*WRITTEN EXERCISE*: Output the material exactly, but drop every image it holds.
━━━━━ DATA TO USE ━━━━━
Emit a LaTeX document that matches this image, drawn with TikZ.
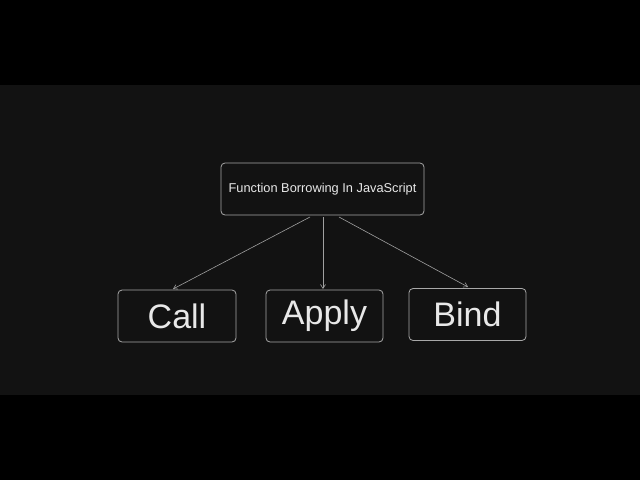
\documentclass[tikz,border=0pt]{standalone}
\usepackage{fontspec}
\setmainfont{Liberation Sans}
\usetikzlibrary{arrows.meta}
\definecolor{bandgray}{HTML}{121212}
\definecolor{boxline}{HTML}{A8A8A8}
\definecolor{txt}{HTML}{E8E8E8}
\definecolor{arrowc}{HTML}{A0A0A0}
\begin{document}
\begin{tikzpicture}[x=1pt,y=-1pt,
  box/.style={draw=boxline, line width=0.8pt, rounded corners=4pt, fill=bandgray, text=txt, inner sep=0pt},
  bigbox/.style={box, minimum width=118pt, minimum height=52pt, font=\fontsize{34}{36}\selectfont},
  conn/.style={draw=arrowc, line width=0.6pt, -{Straight Barb[length=4pt,width=5pt]}}]
  \fill[black] (0,0) rectangle (640,480);
  \useasboundingbox (0,0) rectangle (640,480);
  \fill[bandgray] (0,85) rectangle (640,395);
  \node[box, minimum width=203pt, minimum height=52pt, font=\fontsize{12.8}{14}\selectfont] (top) at (322.5,189) {Function Borrowing In JavaScript};
  \node[bigbox] (call) at (177,316) {Call};
  \node[bigbox, minimum width=117pt] (apply) at (324.5,316) {Apply};
  \node[bigbox, minimum width=117pt] (bind) at (467.5,314.5) {Bind};
  \coordinate (s1) at (310,217);
  \coordinate (s2) at (323,217);
  \coordinate (s3) at (339,217);
  \coordinate (e1) at (173,289);
  \coordinate (e2) at (323,289);
  \coordinate (e3) at (468,287);
  \draw[conn] (s1) -- (e1);
  \draw[conn] (s2) -- (e2);
  \draw[conn] (s3) -- (e3);
\end{tikzpicture}
\end{document}
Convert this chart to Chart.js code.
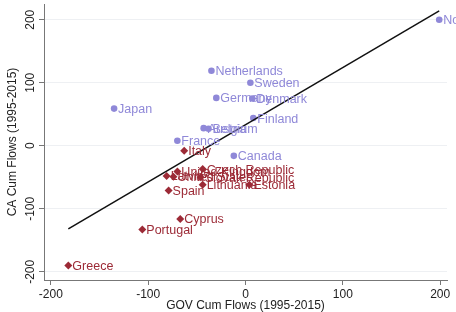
<!DOCTYPE html>
<html>
<head>
<meta charset="utf-8">
<script src="https://cdn.jsdelivr.net/npm/chart.js@4"></script>
<style>
  body { margin: 0; background: #fff; }
</style>
</head>
<body>
<canvas id="grafica" width="456" height="312"></canvas>
<script>
// --- Datos ---
const blueNames = ["Norway", "Netherlands", "Sweden", "Germany", "Denmark", "Finland", "Japan", "Austria", "Belgium", "France", "Canada"];
const blueGov = [199, -35, 5, -30, 7, 8, -135, -43, -38, -70, -12];
const blueCa = [200, 119, 100, 76, 75, 44, 59, 28, 27, 8, -16];

const redNames = ["Italy", "Latvia", "United States", "United Kingdom", "Czech Republic", "Slovak Republic", "Lithuania", "Estonia", "Spain", "Cyprus", "Portugal", "Greece"];
const redGov = [-63, -81, -74, -70, -44, -46, -44, 4, -79, -67, -106, -182];
const redCa = [-8, -48, -49, -41, -37, -50, -62, -62, -71, -116, -133, -190];

const fitGov = [-182, 199];
const fitCa = [-132, 214];

const xTicks = [-200, -100, 0, 100, 200];
const yTicks = [-200, -100, 0, 100, 200];

const toPoints = (xs, ys) => xs.map((x, i) => ({ x: x, y: ys[i] }));

const FONT = "'Liberation Sans', Arial, sans-serif";
const BLUE = "#8f88d8";
const RED = "#9c2a36";

// etiquetas de cada pais junto al punto
const pointLabels = {
    id: "pointLabels",
    afterDatasetsDraw(chart) {
        const ctx = chart.ctx;
        ctx.save();
        ctx.font = "12.5px " + FONT;
        ctx.textBaseline = "middle";
        ctx.textAlign = "left";
        chart.data.datasets.forEach((ds, i) => {
            if (!ds.names) return;
            const meta = chart.getDatasetMeta(i);
            ctx.fillStyle = ds.borderColor;
            meta.data.forEach((el, j) => {
                ctx.fillText(ds.names[j], el.x + 4, el.y + 1);
            });
        });
        ctx.restore();
    }
};

// etiquetas verticales del eje y
const yTickLabels = {
    id: "yTickLabels",
    afterDraw(chart) {
        const ctx = chart.ctx;
        const y = chart.scales.y;
        ctx.save();
        ctx.font = "12px " + FONT;
        ctx.fillStyle = "#222";
        ctx.textAlign = "center";
        ctx.textBaseline = "middle";
        yTicks.forEach(v => {
            const py = y.getPixelForValue(v);
            ctx.save();
            ctx.translate(31, py);
            ctx.rotate(-Math.PI / 2);
            ctx.fillText(String(v), 0, 0);
            ctx.restore();
        });
        ctx.restore();
    }
};

new Chart(document.getElementById("grafica"), {
    data: {
        datasets: [
            {
                type: "line",
                data: toPoints(fitGov, fitCa),
                borderColor: "#111",
                borderWidth: 1.5,
                pointRadius: 0
            },
            {
                type: "scatter",
                names: blueNames,
                data: toPoints(blueGov, blueCa),
                backgroundColor: BLUE,
                borderColor: BLUE,
                pointStyle: "circle",
                pointRadius: 3.3,
                borderWidth: 0
            },
            {
                type: "scatter",
                names: redNames,
                data: toPoints(redGov, redCa),
                backgroundColor: RED,
                borderColor: RED,
                pointStyle: "rectRot",
                pointRadius: 4,
                borderWidth: 0
            }
        ]
    },
    options: {
        responsive: false,
        animation: false,
        layout: { padding: { top: 3, right: 9 } },
        plugins: { legend: { display: false }, tooltip: { enabled: false } },
        scales: {
            x: {
                type: "linear",
                min: -207,
                max: 207,
                afterBuildTicks: s => { s.ticks = xTicks.map(v => ({ value: v })); },
                afterFit: s => { s.height = 32; },
                grid: { color: "transparent", tickColor: "#777", tickLength: 5 },
                border: { color: "#777", width: 1 },
                ticks: { color: "#222", font: { family: FONT, size: 12 }, padding: 2, maxRotation: 0 },
                title: { display: true, text: "GOV Cum Flows (1995-2015)", color: "#222", font: { family: FONT, size: 12 }, padding: { top: 0, bottom: -1 } }
            },
            y: {
                type: "linear",
                min: -213,
                max: 225,
                afterBuildTicks: s => { s.ticks = yTicks.map(v => ({ value: v })); },
                afterFit: s => { s.width = 44; },
                grid: { color: "#eef0f3", tickColor: "#777", tickLength: 5 },
                border: { color: "#777", width: 1 },
                ticks: { display: false },
                title: { display: true, text: "CA Cum Flows (1995-2015)", color: "#222", font: { family: FONT, size: 12 }, padding: { top: 5, bottom: 4 } }
            }
        }
    },
    plugins: [pointLabels, yTickLabels]
});
</script>
</body>
</html>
━━━━━
*ANSWER IN FULL*:
Emit a LaTeX document that matches this image, drawn with TikZ.
\documentclass[tikz,border=0pt]{standalone}
\usepackage{fontspec}
\setmainfont{Liberation Sans}
\usetikzlibrary{arrows.meta}
\definecolor{bandgray}{HTML}{121212}
\definecolor{boxline}{HTML}{A8A8A8}
\definecolor{txt}{HTML}{E8E8E8}
\definecolor{arrowc}{HTML}{A0A0A0}
\begin{document}
\begin{tikzpicture}[x=1pt,y=-1pt,
  box/.style={draw=boxline, line width=0.8pt, rounded corners=4pt, fill=bandgray, text=txt, inner sep=0pt},
  bigbox/.style={box, minimum width=118pt, minimum height=52pt, font=\fontsize{34}{36}\selectfont},
  conn/.style={draw=arrowc, line width=0.6pt, -{Straight Barb[length=4pt,width=5pt]}}]
  \fill[black] (0,0) rectangle (640,480);
  \useasboundingbox (0,0) rectangle (640,480);
  \fill[bandgray] (0,85) rectangle (640,395);
  \node[box, minimum width=203pt, minimum height=52pt, font=\fontsize{12.8}{14}\selectfont] (top) at (322.5,189) {Function Borrowing In JavaScript};
  \node[bigbox] (call) at (177,316) {Call};
  \node[bigbox, minimum width=117pt] (apply) at (324.5,316) {Apply};
  \node[bigbox, minimum width=117pt] (bind) at (467.5,314.5) {Bind};
  \coordinate (s1) at (310,217);
  \coordinate (s2) at (323,217);
  \coordinate (s3) at (339,217);
  \coordinate (e1) at (173,289);
  \coordinate (e2) at (323,289);
  \coordinate (e3) at (468,287);
  \draw[conn] (s1) -- (e1);
  \draw[conn] (s2) -- (e2);
  \draw[conn] (s3) -- (e3);
\end{tikzpicture}
\end{document}
Convert this chart to Chart.js code.
<!DOCTYPE html>
<html>
<head>
<meta charset="utf-8">
<script src="https://cdn.jsdelivr.net/npm/chart.js@4"></script>
<style>
  body { margin: 0; background: #fff; }
</style>
</head>
<body>
<canvas id="grafica" width="456" height="312"></canvas>
<script>
// --- Datos ---
const blueNames = ["Norway", "Netherlands", "Sweden", "Germany", "Denmark", "Finland", "Japan", "Austria", "Belgium", "France", "Canada"];
const blueGov = [199, -35, 5, -30, 7, 8, -135, -43, -38, -70, -12];
const blueCa = [200, 119, 100, 76, 75, 44, 59, 28, 27, 8, -16];

const redNames = ["Italy", "Latvia", "United States", "United Kingdom", "Czech Republic", "Slovak Republic", "Lithuania", "Estonia", "Spain", "Cyprus", "Portugal", "Greece"];
const redGov = [-63, -81, -74, -70, -44, -46, -44, 4, -79, -67, -106, -182];
const redCa = [-8, -48, -49, -41, -37, -50, -62, -62, -71, -116, -133, -190];

const fitGov = [-182, 199];
const fitCa = [-132, 214];

const xTicks = [-200, -100, 0, 100, 200];
const yTicks = [-200, -100, 0, 100, 200];

const toPoints = (xs, ys) => xs.map((x, i) => ({ x: x, y: ys[i] }));

const FONT = "'Liberation Sans', Arial, sans-serif";
const BLUE = "#8f88d8";
const RED = "#9c2a36";

// etiquetas de cada pais junto al punto
const pointLabels = {
    id: "pointLabels",
    afterDatasetsDraw(chart) {
        const ctx = chart.ctx;
        ctx.save();
        ctx.font = "12.5px " + FONT;
        ctx.textBaseline = "middle";
        ctx.textAlign = "left";
        chart.data.datasets.forEach((ds, i) => {
            if (!ds.names) return;
            const meta = chart.getDatasetMeta(i);
            ctx.fillStyle = ds.borderColor;
            meta.data.forEach((el, j) => {
                ctx.fillText(ds.names[j], el.x + 4, el.y + 1);
            });
        });
        ctx.restore();
    }
};

// etiquetas verticales del eje y
const yTickLabels = {
    id: "yTickLabels",
    afterDraw(chart) {
        const ctx = chart.ctx;
        const y = chart.scales.y;
        ctx.save();
        ctx.font = "12px " + FONT;
        ctx.fillStyle = "#222";
        ctx.textAlign = "center";
        ctx.textBaseline = "middle";
        yTicks.forEach(v => {
            const py = y.getPixelForValue(v);
            ctx.save();
            ctx.translate(31, py);
            ctx.rotate(-Math.PI / 2);
            ctx.fillText(String(v), 0, 0);
            ctx.restore();
        });
        ctx.restore();
    }
};

new Chart(document.getElementById("grafica"), {
    data: {
        datasets: [
            {
                type: "line",
                data: toPoints(fitGov, fitCa),
                borderColor: "#111",
                borderWidth: 1.5,
                pointRadius: 0
            },
            {
                type: "scatter",
                names: blueNames,
                data: toPoints(blueGov, blueCa),
                backgroundColor: BLUE,
                borderColor: BLUE,
                pointStyle: "circle",
                pointRadius: 3.3,
                borderWidth: 0
            },
            {
                type: "scatter",
                names: redNames,
                data: toPoints(redGov, redCa),
                backgroundColor: RED,
                borderColor: RED,
                pointStyle: "rectRot",
                pointRadius: 4,
                borderWidth: 0
            }
        ]
    },
    options: {
        responsive: false,
        animation: false,
        layout: { padding: { top: 3, right: 9 } },
        plugins: { legend: { display: false }, tooltip: { enabled: false } },
        scales: {
            x: {
                type: "linear",
                min: -207,
                max: 207,
                afterBuildTicks: s => { s.ticks = xTicks.map(v => ({ value: v })); },
                afterFit: s => { s.height = 32; },
                grid: { color: "transparent", tickColor: "#777", tickLength: 5 },
                border: { color: "#777", width: 1 },
                ticks: { color: "#222", font: { family: FONT, size: 12 }, padding: 2, maxRotation: 0 },
                title: { display: true, text: "GOV Cum Flows (1995-2015)", color: "#222", font: { family: FONT, size: 12 }, padding: { top: 0, bottom: -1 } }
            },
            y: {
                type: "linear",
                min: -213,
                max: 225,
                afterBuildTicks: s => { s.ticks = yTicks.map(v => ({ value: v })); },
                afterFit: s => { s.width = 44; },
                grid: { color: "#eef0f3", tickColor: "#777", tickLength: 5 },
                border: { color: "#777", width: 1 },
                ticks: { display: false },
                title: { display: true, text: "CA Cum Flows (1995-2015)", color: "#222", font: { family: FONT, size: 12 }, padding: { top: 5, bottom: 4 } }
            }
        }
    },
    plugins: [pointLabels, yTickLabels]
});
</script>
</body>
</html>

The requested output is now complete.